How the Problem Spreads — and Who Is Caught in the Middle

Duplicate image replacement happens in several ways. Agencies sometimes repurpose images from a property they previously sold to market a similar one they currently hold. In other cases, images scraped from expired listings reappear on new ones without any authorisation. Platforms including Domain and REA Group, both of which host the bulk of Sydney's residential listings, have automated detection tools, but those systems are not foolproof and consumer complaints still reach NSW Fair Trading regularly.

The Real Estate Institute of NSW has guidelines requiring agents to ensure all marketing material is accurate and relates specifically to the property being sold or leased. The NSW Property and Stock Agents Act 2002 also sets out obligations around misleading conduct. Breaches can attract civil penalties, but enforcement has historically been patchy, and the speed at which listings cycle through platforms makes it difficult for regulators to catch problems before a property goes under offer.

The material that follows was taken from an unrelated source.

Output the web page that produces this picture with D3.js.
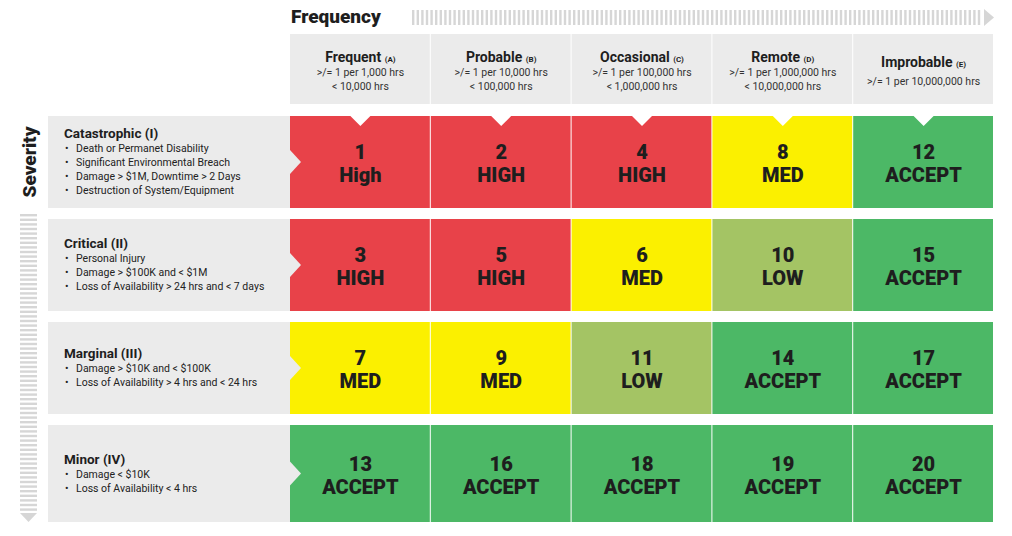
<!DOCTYPE html>
<html><head><meta charset="utf-8">
<script src="https://cdn.jsdelivr.net/npm/d3@7"></script>
<style>body{margin:0;background:#fff}text{font-family:Roboto,"Open Sans",sans-serif}</style>
</head><body><svg id="c" width="1012" height="536"></svg>
<script>
const freqNames = ["Frequent", "Probable", "Occasional", "Remote", "Improbable"];
const freqCodes = ["(A)", "(B)", "(C)", "(D)", "(E)"];
const freqRanges = [
  [">/= 1 per 1,000 hrs", "< 10,000 hrs"],
  [">/= 1 per 10,000 hrs", "< 100,000 hrs"],
  [">/= 1 per 100,000 hrs", "< 1,000,000 hrs"],
  [">/= 1 per 1,000,000 hrs", "< 10,000,000 hrs"],
  [">/= 1 per 10,000,000 hrs"]
];
const sevNames = ["Catastrophic (I)", "Critical (II)", "Marginal (III)", "Minor (IV)"];
const sevBullets = [
  ["Death or Permanet Disability", "Significant Environmental Breach", "Damage > $1M, Downtime > 2 Days", "Destruction of System/Equipment"],
  ["Personal Injury", "Damage > $100K and < $1M", "Loss of Availability > 24 hrs and < 7 days"],
  ["Damage > $10K and < $100K", "Loss of Availability > 4 hrs and < 24 hrs"],
  ["Damage < $10K", "Loss of Availability < 4 hrs"]
];
const scores = [[1,2,4,8,12],[3,5,6,10,15],[7,9,11,14,17],[13,16,18,19,20]];
const levels = [["High","HIGH","HIGH","MED","ACCEPT"],["HIGH","HIGH","MED","LOW","ACCEPT"],
  ["MED","MED","LOW","ACCEPT","ACCEPT"],["ACCEPT","ACCEPT","ACCEPT","ACCEPT","ACCEPT"]];

const colour = l => ({HIGH:"#e84249", MED:"#fbf000", LOW:"#a4c464", ACCEPT:"#4cb866"})[l.toUpperCase()];
const svg = d3.select("#c");
const x = d3.scaleBand().domain(d3.range(5)).range([290, 994]).paddingInner(0.0);
const rowTops = [116, 219, 322, 425], rowH = [92, 92, 92, 97];
const grey = "#ebebeb", tick = "#d6d6d6";

// Frequency title + arrow
svg.append("text").attr("x", 291).attr("y", 23).attr("font-size", 19).attr("font-weight", 900)
  .attr("fill", "#1e1e1e").text("Frequency");
d3.range(412, 982, 4.6).forEach(v => svg.append("rect").attr("x", v).attr("y", 10).attr("width", 2.4).attr("height", 15).attr("fill", tick));
svg.append("path").attr("d", "M984,9L994,17.5L984,26Z").attr("fill", tick);

// Severity title + arrow
svg.append("text").attr("transform", "translate(36,162) rotate(-90)").attr("text-anchor", "middle")
  .attr("font-size", 19).attr("font-weight", 900).attr("fill", "#1e1e1e").text("Severity");
d3.range(214, 512, 4.6).forEach(v => svg.append("rect").attr("x", 20).attr("y", v).attr("width", 17).attr("height", 2.4).attr("fill", tick));
svg.append("path").attr("d", "M20,513L37,513L28.5,522Z").attr("fill", tick);

// header
freqNames.forEach((n, i) => {
  const g = svg.append("g");
  g.append("rect").attr("x", x(i)).attr("y", 34).attr("width", x.bandwidth() - 1).attr("height", 70).attr("fill", grey);
  const cx = x(i) + x.bandwidth() / 2;
  const one = freqRanges[i].length === 1;
  const t = g.append("text").attr("x", cx).attr("y", one ? 67 : 62).attr("text-anchor", "middle")
    .attr("font-size", 14).attr("font-weight", 700).attr("fill", "#1e1e1e");
  t.append("tspan").text(n + " ");
  t.append("tspan").attr("font-size", 8).text(freqCodes[i]);
  freqRanges[i].forEach((r, k) => g.append("text").attr("x", cx).attr("y", (one ? 85 : 76) + k * 14)
    .attr("text-anchor", "middle").attr("font-size", 10.5).attr("fill", "#333").text(r));
});

// rows
sevNames.forEach((n, r) => {
  const y0 = rowTops[r], h = rowH[r], cy = y0 + h / 2;
  svg.append("rect").attr("x", 48).attr("y", y0).attr("width", 242).attr("height", h).attr("fill", grey);
  const lines = sevBullets[r];
  const top = cy - (lines.length * 14 + 16) / 2 + 12;
  svg.append("text").attr("x", 64).attr("y", top).attr("font-size", 13.5).attr("font-weight", 700)
    .attr("fill", "#1e1e1e").text(n);
  lines.forEach((b, k) => {
    svg.append("text").attr("x", 65).attr("y", top + 14 + k * 14).attr("font-size", 10.5).attr("fill", "#222").text("•");
    svg.append("text").attr("x", 76).attr("y", top + 14 + k * 14).attr("font-size", 10.5).attr("fill", "#222").text(b);
  });
  scores[r].forEach((s, c) => {
    const cx = x(c) + x.bandwidth() / 2;
    svg.append("rect").attr("x", x(c)).attr("y", y0).attr("width", x.bandwidth() - 1).attr("height", h)
      .attr("fill", colour(levels[r][c]));
    svg.append("text").attr("x", cx).attr("y", cy - 3).attr("text-anchor", "middle").attr("font-size", 20)
      .attr("font-weight", 900).attr("fill", "#1e1e1e").text(s);
    svg.append("text").attr("x", cx).attr("y", cy + 20).attr("text-anchor", "middle").attr("font-size", 20)
      .attr("font-weight", 900).attr("fill", "#1e1e1e").text(levels[r][c]);
    if (r === 0) svg.append("path").attr("d", `M${cx - 10},${y0}L${cx + 10},${y0}L${cx},${y0 + 10}Z`).attr("fill", "#fff");
  });
  svg.append("path").attr("d", `M290,${cy - 12}L301,${cy}L290,${cy + 12}Z`).attr("fill", grey);
});
</script></body></html>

Photography studios that service the real estate sector — several operate out of hubs in Alexandria and St Peters — say the intellectual property dimension compounds the problem. Photographers retain copyright over their work under Australian law, meaning that even if an agent legitimately used an image for one listing, redeploying it without a new licence agreement is potentially an infringement of the Copyright Act 1968. Few photographers in the market have the resources to pursue individual agencies through the Federal Court, which means the deterrent is weak.

The Decisions That Will Shape What Comes Next

Three pressure points are emerging that will determine how this resolves over the next 12 to 18 months. The first is platform liability. Both Domain and REA Group face mounting pressure from consumer groups to implement stricter pre-publication image verification, including metadata cross-referencing to flag images that have previously appeared at a different address. Neither company has publicly committed to a mandatory compliance deadline as of July 2026.

The second is regulatory appetite. NSW Fair Trading has the power to issue improvement notices and refer serious cases to the NSW Civil and Administrative Tribunal. Whether the current Labor government directs the agency to run a targeted compliance campaign — similar to its recent crackdowns on rental bond handling — is a live political question, particularly with housing affordability dominating debate across Western Sydney electorates from Penrith to Liverpool.

Third, and most practically, is what individual buyers should do right now. Consumer advocates suggest requesting a written confirmation from the listing agent that all images in a listing were taken at the specific property being sold, asking for the date photography was completed, and cross-checking images using reverse image search tools before signing any contracts of sale. If you are buying near the Sydenham to Bankstown corridor — where Metro West construction is reshaping the market — the pace of new listings means image errors are more likely to slip through undetected.

NSW Fair Trading can be contacted directly to lodge complaints about misleading listing images. Complaints filed before a contract exchanges carry more practical weight than those lodged after settlement, when remedies narrow considerably.